We remark that the quotient \(\frac{ \Delta _+ - \Delta _-}{ \Delta _+ + \Delta _-}= \frac{A-B}{A+B}\) for \(A = \Delta _+ \), \(B= \Delta _- \) simplifies, using that \((A+B)(A^2 - AB + B^2) = A^3 + B^3\) and \((A-B)(A^2 - AB + B^2) = A^3 - B^3 -2AB(A-B)\). Remarking that in our case \(AB = \Delta _+ \Delta _-= 1\), we find

$$\begin{aligned} \frac{ \Delta _+ - \Delta _-}{ \Delta _+ + \Delta _-}= & {} h \left[ \sqrt{u} - ( \Delta _+ - \Delta _-)\right] \end{aligned}$$

(6.19)

$$\begin{aligned} \frac{\partial S_3}{\partial g}= & {} \frac{81 g^2 \left( \bar{\phi } \phi \right) ^2}{8} \biggl (h^2 - \frac{h^2 }{3\sqrt{u}} \left[ \sqrt{u} - ( \Delta _+ - \Delta _-)\right] \biggr )\nonumber \\= & {} \frac{81 g^2 \left( \bar{\phi } \phi \right) ^2}{8} \biggl [\frac{2}{3} h^2 + \frac{h^2 }{3\sqrt{u}} ( \Delta _+ - \Delta _-) \biggr ]\nonumber \\= & {} \frac{27 g^2 \left( \bar{\phi } \phi \right) ^2}{4 (1+u)} \biggl [ 1 + \frac{ \Delta _+ - \Delta _- }{2 \sqrt{u}} \biggr ] \end{aligned}$$

(6.20)

from which we find

$$\begin{aligned} G^c_{3,1} (\lambda )= & {} 1 + \frac{g}{Z_3(\lambda )}\int \mathrm{d}\mu \left( \phi ,\bar{\phi }\right) \frac{\partial S_3 }{\partial g} e^{S_3}\nonumber \\= & {} 1 - \frac{27 \lambda }{4Z_3(\lambda )}\int \mathrm{d}\mu \left( \phi ,\bar{\phi }\right) \frac{\left( \bar{\phi } \phi \right) ^2}{1+u} \biggl [ 1 + \frac{ \Delta _+ - \Delta _- }{2 \sqrt{u}} \biggr ] e^{S_3}\nonumber \\= & {} 1 - 18 \lambda +\cdots . \end{aligned}$$

(6.21)

1.3 The \((\bar{\phi } \phi )^4\) theory

In this case, \(g= (-\lambda )^{\frac{1}{4}} = e^{i\pi /4 } \lambda ^{1/4}\), \(\lambda = - g^4\) and \(z = g^4 (\bar{\phi } \phi )^3 = - \lambda (\bar{\phi } \phi )^3 \).

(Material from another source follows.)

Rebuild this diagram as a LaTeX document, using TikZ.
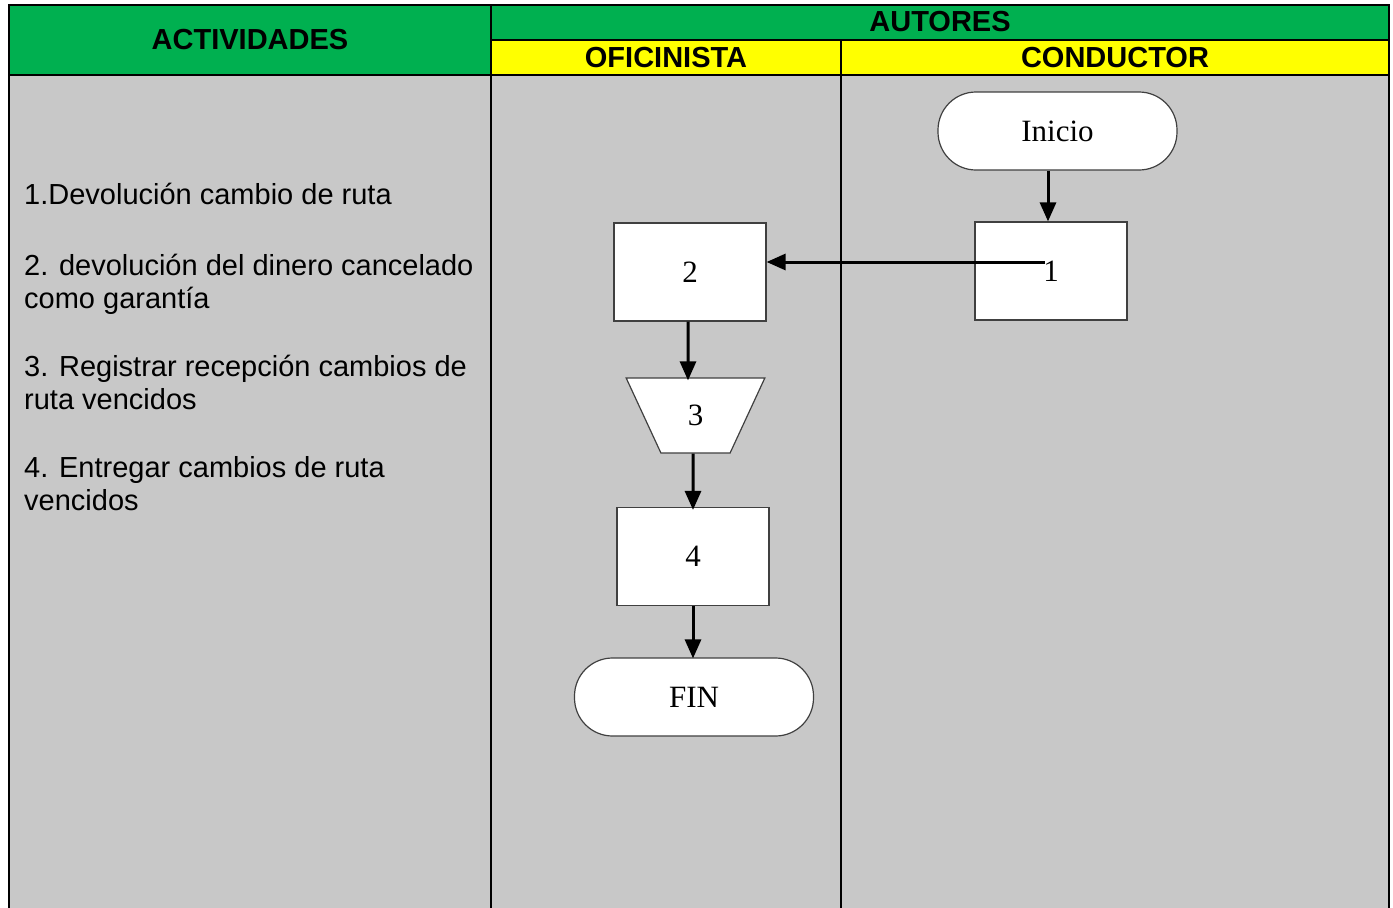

Equation (2.14) is now

$$\begin{aligned} zT_4^4(z) -T_4(z) +1 =0 . \end{aligned}$$

(6.22)

which is still soluble by radicals. Denoting

$$\begin{aligned} v= \frac{z^{1/3}}{ 2^{1/3} } \left[ \left( 1+\sqrt{ 1 - \frac{2^8}{3^3} z } \right) ^{1/3} + \left( 1 -\sqrt{1 - \frac{2^8}{3^3} z} \right) ^{1/3} \right] , \end{aligned}$$

(6.23)

then

$$\begin{aligned} T_4(z)= \frac{ (1+4v)^{1/4} - \bigl [2-(1+4v)^{1/2} \bigr ]^{1/2} }{2 (vz)^{1/4}}. \end{aligned}$$

(6.24)

We can then compute

$$\begin{aligned} F_{4}= & {} \frac{T_4}{4 - 3T_4} = 3z T_4' +T_4 \nonumber \\= & {} \frac{ (1+4v)^{1/4} - \bigl [2-(1+4v)^{1/2} \bigr ]^{1/2} }{8 (vz)^{1/4} - 3 \bigl [ (1+4v)^{1/4} - \bigl [2-(1+4v)^{1/2} \bigr ]^{1/2}\bigr ] } \end{aligned}$$

(6.25)

from which \(S_4 = \log F_4\) can be derived explicitly.